Study on adsorption mechanism of silicate adsorbents with different morphologies and pore structures towards formaldehyde in water

Silicate with various pore structures and morphologies showed different adsorption effects on removing organic pollutants, but the corresponding adsorption mechanisms are ambiguous. In this work, the adsorption mechanisms of formaldehyde in water by silicate adsorbents with different morphologies and pore structures were investigated. Diatomite with disc-like morphology and calcium silicate with short rod-like morphology were selected for comparison. Results show that the adsorption capacity of calcium silicate with superior specific surface area and pore volume is higher than that of Diatomite. The pseudo-first-order and pseudo-second-order models were employed to fit the dynamics behaviors of adsorption process, and the pseudo-second-order model was more suitable one.

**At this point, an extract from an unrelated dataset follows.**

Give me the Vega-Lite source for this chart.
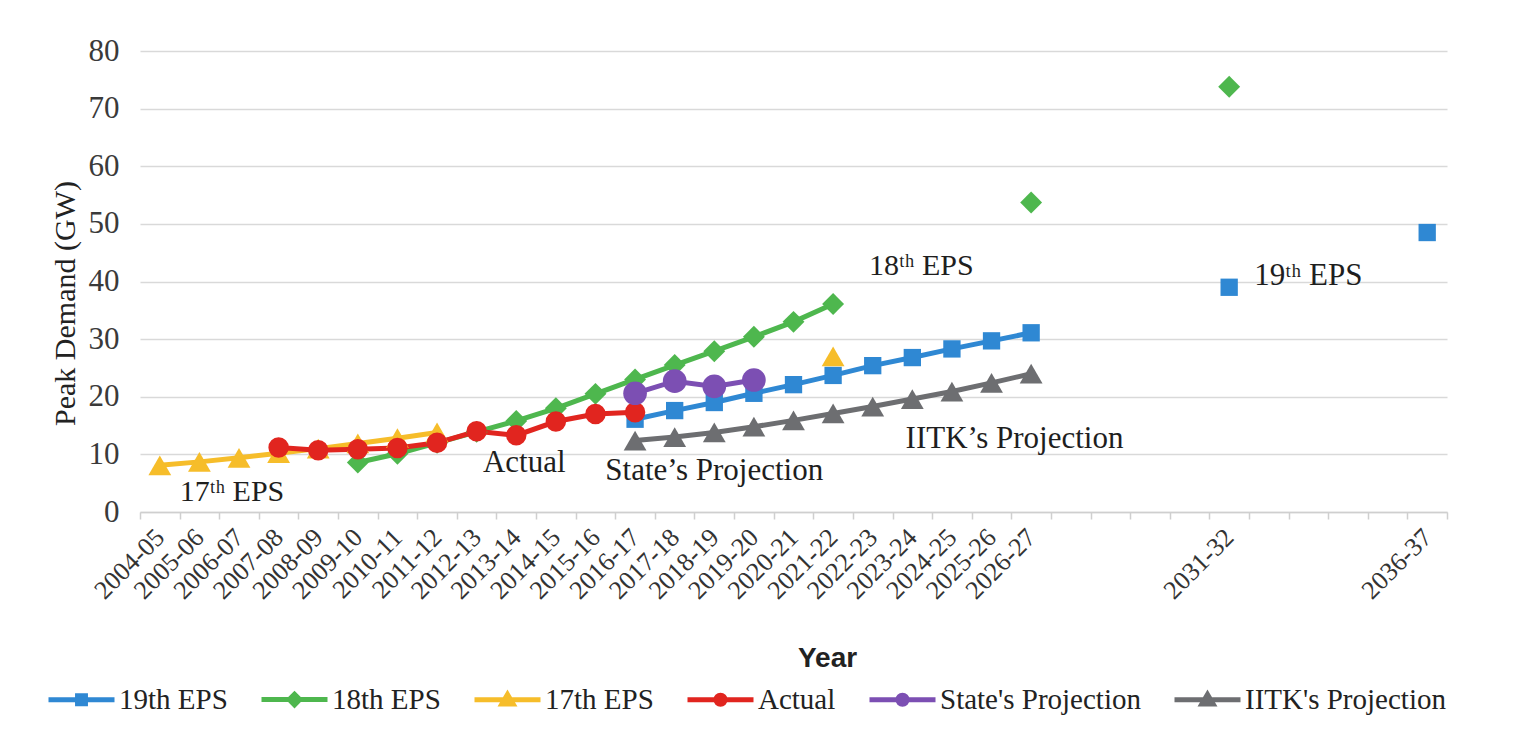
{
  "$schema": "https://vega.github.io/schema/vega-lite/v6.json",
  "width": 1307,
  "height": 461,
  "autosize": {"type": "none"},
  "padding": {"left": 140, "top": 51, "right": 74, "bottom": 239},
  "background": "#ffffff",
  "config": {"view": {"stroke": null}, "text": {"font": "Liberation Serif"}},
  "datasets": {
    "demand": [
      {"series": "19th EPS", "year": "2016-17", "value": 16.1},
      {"series": "19th EPS", "year": "2017-18", "value": 17.6},
      {"series": "19th EPS", "year": "2018-19", "value": 19.0},
      {"series": "19th EPS", "year": "2019-20", "value": 20.6},
      {"series": "19th EPS", "year": "2020-21", "value": 22.1},
      {"series": "19th EPS", "year": "2021-22", "value": 23.7},
      {"series": "19th EPS", "year": "2022-23", "value": 25.4},
      {"series": "19th EPS", "year": "2023-24", "value": 26.8},
      {"series": "19th EPS", "year": "2024-25", "value": 28.3},
      {"series": "19th EPS", "year": "2025-26", "value": 29.7},
      {"series": "19th EPS", "year": "2026-27", "value": 31.1},
      {"series": "19th EPS", "year": "2027-28", "value": null},
      {"series": "19th EPS", "year": "2031-32", "value": 39.0},
      {"series": "19th EPS", "year": "2032-33", "value": null},
      {"series": "19th EPS", "year": "2036-37", "value": 48.5},
      {"series": "18th EPS", "year": "2009-10", "value": 8.6},
      {"series": "18th EPS", "year": "2010-11", "value": 10.1},
      {"series": "18th EPS", "year": "2011-12", "value": 12.0},
      {"series": "18th EPS", "year": "2012-13", "value": 13.9},
      {"series": "18th EPS", "year": "2013-14", "value": 15.8},
      {"series": "18th EPS", "year": "2014-15", "value": 18.0},
      {"series": "18th EPS", "year": "2015-16", "value": 20.5},
      {"series": "18th EPS", "year": "2016-17", "value": 23.0},
      {"series": "18th EPS", "year": "2017-18", "value": 25.5},
      {"series": "18th EPS", "year": "2018-19", "value": 27.9},
      {"series": "18th EPS", "year": "2019-20", "value": 30.4},
      {"series": "18th EPS", "year": "2020-21", "value": 33.0},
      {"series": "18th EPS", "year": "2021-22", "value": 36.1},
      {"series": "18th EPS", "year": "2022-23", "value": null},
      {"series": "18th EPS", "year": "2026-27", "value": 53.7},
      {"series": "18th EPS", "year": "2027-28", "value": null},
      {"series": "18th EPS", "year": "2031-32", "value": 73.8},
      {"series": "17th EPS", "year": "2004-05", "value": 8.1},
      {"series": "17th EPS", "year": "2005-06", "value": 8.7},
      {"series": "17th EPS", "year": "2006-07", "value": 9.4},
      {"series": "17th EPS", "year": "2007-08", "value": 10.2},
      {"series": "17th EPS", "year": "2008-09", "value": 11.0},
      {"series": "17th EPS", "year": "2009-10", "value": 11.9},
      {"series": "17th EPS", "year": "2010-11", "value": 12.8},
      {"series": "17th EPS", "year": "2011-12", "value": 13.8},
      {"series": "17th EPS", "year": "2012-13", "value": null},
      {"series": "17th EPS", "year": "2021-22", "value": 27.0},
      {"series": "Actual", "year": "2007-08", "value": 11.2},
      {"series": "Actual", "year": "2008-09", "value": 10.7},
      {"series": "Actual", "year": "2009-10", "value": 10.9},
      {"series": "Actual", "year": "2010-11", "value": 11.1},
      {"series": "Actual", "year": "2011-12", "value": 12.0},
      {"series": "Actual", "year": "2012-13", "value": 14.0},
      {"series": "Actual", "year": "2013-14", "value": 13.3},
      {"series": "Actual", "year": "2014-15", "value": 15.7},
      {"series": "Actual", "year": "2015-16", "value": 17.0},
      {"series": "Actual", "year": "2016-17", "value": 17.3},
      {"series": "State's Projection", "year": "2016-17", "value": 20.6},
      {"series": "State's Projection", "year": "2017-18", "value": 22.7},
      {"series": "State's Projection", "year": "2018-19", "value": 21.8},
      {"series": "State's Projection", "year": "2019-20", "value": 22.9},
      {"series": "IITK's Projection", "year": "2016-17", "value": 12.4},
      {"series": "IITK's Projection", "year": "2017-18", "value": 13.0},
      {"series": "IITK's Projection", "year": "2018-19", "value": 13.8},
      {"series": "IITK's Projection", "year": "2019-20", "value": 14.8},
      {"series": "IITK's Projection", "year": "2020-21", "value": 15.9},
      {"series": "IITK's Projection", "year": "2021-22", "value": 17.1},
      {"series": "IITK's Projection", "year": "2022-23", "value": 18.3},
      {"series": "IITK's Projection", "year": "2023-24", "value": 19.6},
      {"series": "IITK's Projection", "year": "2024-25", "value": 20.9},
      {"series": "IITK's Projection", "year": "2025-26", "value": 22.4},
      {"series": "IITK's Projection", "year": "2026-27", "value": 24.0}
    ],
    "notes": [
      {"label": "17ᵗʰ EPS", "year": "2006-07", "value": 3.5},
      {"label": "Actual", "year": "2013-14", "value": 8.5},
      {"label": "State’s Projection", "year": "2018-19", "value": 7.1},
      {"label": "IITK’s Projection", "year": "2025-26", "value": 12.7},
      {"label": "18ᵗʰ EPS", "year": "2023-24", "value": 42.7},
      {"label": "19ᵗʰ EPS", "year": "2033-34", "value": 41.0}
    ]
  },
  "encoding": {
    "x": {
      "field": "year",
      "type": "ordinal",
      "scale": {
        "type": "band",
        "paddingInner": 0,
        "paddingOuter": 0,
        "domain": ["2004-05","2005-06","2006-07","2007-08","2008-09","2009-10","2010-11","2011-12","2012-13","2013-14","2014-15","2015-16","2016-17","2017-18","2018-19","2019-20","2020-21","2021-22","2022-23","2023-24","2024-25","2025-26","2026-27","2027-28","2028-29","2029-30","2030-31","2031-32","2032-33","2033-34","2034-35","2035-36","2036-37"]
      },
      "axis": {
        "title": "Year",
        "titleFont": "Liberation Sans",
        "titleFontSize": 28,
        "titleFontWeight": "bold",
        "titleColor": "#222222",
        "titleX": 687,
        "titleY": 132,
        "titleBaseline": "top",
        "labelAngle": -45,
        "labelAlign": "right",
        "labelBaseline": "middle",
        "labelFont": "Liberation Serif",
        "labelFontSize": 26,
        "labelColor": "#333333",
        "labelPadding": 14,
        "labelOverlap": false,
        "labelBound": false,
        "labelExpr": "test(regexp('^20(2[7-9]|30|3[2-5])-'), datum.value) ? '' : datum.value",
        "tickBand": "extent",
        "tickSize": 7,
        "tickColor": "#cfcfcf",
        "tickWidth": 1.5,
        "domainColor": "#cfcfcf",
        "domainWidth": 1.5,
        "grid": false
      }
    },
    "y": {
      "field": "value",
      "type": "quantitative",
      "scale": {"domain": [0, 80], "nice": false},
      "axis": {
        "title": "Peak Demand (GW)",
        "titleFont": "Liberation Serif",
        "titleFontSize": 30,
        "titleFontWeight": "normal",
        "titleColor": "#222222",
        "titlePadding": 8,
        "titleY": 252,
        "values": [0, 10, 20, 30, 40, 50, 60, 70, 80],
        "labelFont": "Liberation Serif",
        "labelFontSize": 31,
        "labelColor": "#3a3a3a",
        "labelPadding": 21,
        "ticks": false,
        "tickSize": 0,
        "domain": false,
        "grid": true,
        "gridColor": "#d9d9d9",
        "gridWidth": 1.5
      }
    }
  },
  "layer": [
    {
      "data": {"name": "demand"},
      "mark": {"type": "line", "strokeWidth": 5, "invalid": "break-paths-filter-domains"},
      "encoding": {
        "color": {
          "field": "series", "type": "nominal",
          "scale": {"domain": ["19th EPS","18th EPS","17th EPS","Actual","State's Projection","IITK's Projection"], "range": ["#2F88D3","#4EB74E","#F6BD2A","#E1251F","#7C4FB3","#6D6E71"]},
          "legend": null
        }
      }
    },
    {
      "data": {"name": "demand"},
      "mark": {"type": "point", "filled": true, "opacity": 1},
      "encoding": {
        "color": {
          "field": "series", "type": "nominal",
          "scale": {"domain": ["19th EPS","18th EPS","17th EPS","Actual","State's Projection","IITK's Projection"], "range": ["#2F88D3","#4EB74E","#F6BD2A","#E1251F","#7C4FB3","#6D6E71"]},
          "legend": null
        },
        "shape": {
          "field": "series", "type": "nominal",
          "scale": {"domain": ["19th EPS","18th EPS","17th EPS","Actual","State's Projection","IITK's Projection"], "range": ["square","diamond","triangle-up","circle","circle","triangle-up"]},
          "legend": null
        },
        "size": {
          "field": "series", "type": "ordinal",
          "scale": {"type": "ordinal", "domain": ["19th EPS","18th EPS","17th EPS","Actual","State's Projection","IITK's Projection"], "range": [300, 480, 520, 420, 560, 520]},
          "legend": null
        }
      }
    },
    {
      "data": {"name": "demand"},
      "mark": {"type": "point", "filled": true, "opacity": 0},
      "encoding": {
        "color": {
          "field": "series", "type": "nominal",
          "scale": {"domain": ["19th EPS","18th EPS","17th EPS","Actual","State's Projection","IITK's Projection"], "range": ["#2F88D3","#4EB74E","#F6BD2A","#E1251F","#7C4FB3","#6D6E71"]},
          "legend": {"title": null, "orient": "none", "legendX": -94, "legendY": 613, "direction": "horizontal", "columns": 6, "symbolSize": 4356, "symbolStrokeWidth": 5, "symbolOpacity": 1, "labelFont": "Liberation Serif", "labelFontSize": 29, "labelColor": "#222222", "labelLimit": 400, "columnPadding": 23, "labelOffset": 2}
        },
        "stroke": {
          "field": "series", "type": "nominal",
          "scale": {"domain": ["19th EPS","18th EPS","17th EPS","Actual","State's Projection","IITK's Projection"], "range": ["#2F88D3","#4EB74E","#F6BD2A","#E1251F","#7C4FB3","#6D6E71"]},
          "legend": {"title": null, "orient": "none", "legendX": -94, "legendY": 613, "direction": "horizontal", "columns": 6, "symbolSize": 4356, "symbolStrokeWidth": 5, "symbolOpacity": 1, "labelFont": "Liberation Serif", "labelFontSize": 29, "labelColor": "#222222", "labelLimit": 400, "columnPadding": 23, "labelOffset": 2}
        },
        "shape": {
          "field": "series", "type": "nominal",
          "scale": {"domain": ["19th EPS","18th EPS","17th EPS","Actual","State's Projection","IITK's Projection"], "range": ["M-1,0H1M-0.12,-0.12H0.12V0.12H-0.12Z","M-1,0H1M0,-0.16L0.16,0L0,0.16L-0.16,0Z","M-1,0H1M0,-0.16L0.17,0.13L-0.17,0.13Z","M-1,0H1M-0.14,0A0.14,0.14,0,1,0,0.14,0A0.14,0.14,0,1,0,-0.14,0Z","M-1,0H1M-0.14,0A0.14,0.14,0,1,0,0.14,0A0.14,0.14,0,1,0,-0.14,0Z","M-1,0H1M0,-0.16L0.17,0.13L-0.17,0.13Z"]},
          "legend": {"title": null, "orient": "none", "legendX": -94, "legendY": 613, "direction": "horizontal", "columns": 6, "symbolSize": 4356, "symbolStrokeWidth": 5, "symbolOpacity": 1, "labelFont": "Liberation Serif", "labelFontSize": 29, "labelColor": "#222222", "labelLimit": 400, "columnPadding": 23, "labelOffset": 2}
        }
      }
    },
    {
      "data": {"name": "notes"},
      "transform": [{"filter": "datum.year === '2006-07'"}],
      "mark": {"type": "text", "fontSize": 30, "color": "#1e1e1e", "dx": -7},
      "encoding": {"text": {"field": "label"}}
    },
    {
      "data": {"name": "notes"},
      "transform": [{"filter": "datum.year === '2013-14'"}],
      "mark": {"type": "text", "fontSize": 31, "color": "#1e1e1e", "dx": 8},
      "encoding": {"text": {"field": "label"}}
    },
    {
      "data": {"name": "notes"},
      "transform": [{"filter": "datum.year === '2018-19' || datum.year === '2033-34'"}],
      "mark": {"type": "text", "fontSize": 31, "color": "#1e1e1e", "dx": 0},
      "encoding": {"text": {"field": "label"}}
    },
    {
      "data": {"name": "notes"},
      "transform": [{"filter": "datum.year === '2025-26'"}],
      "mark": {"type": "text", "fontSize": 31, "color": "#1e1e1e", "dx": 23},
      "encoding": {"text": {"field": "label"}}
    },
    {
      "data": {"name": "notes"},
      "transform": [{"filter": "datum.year === '2023-24'"}],
      "mark": {"type": "text", "fontSize": 30, "color": "#1e1e1e", "dx": 9},
      "encoding": {"text": {"field": "label"}}
    }
  ],
  "resolve": {
    "scale": {"shape": "independent"},
    "legend": {"color": "independent", "shape": "independent", "stroke": "independent"}
  }
}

Furthermore, the adsorption data was also modeled by the internal particle diffusion model and it was found that the adsorption process could be divided into surface fast adsorption and internal particle diffusion. The adsorption mechanism of diatomite on formaldehyde includes surface adsorption and internal particle diffusion, while surface adsorption is the main mechanism of removing formaldehyde by calcium silicate. Four adsorption isotherm models are used to describe the isotherm adsorption process, while Freundlich isotherm shows the best fit results, which indicates that both adsorbents are multilayer adsorption. It can be classified as physical adsorption.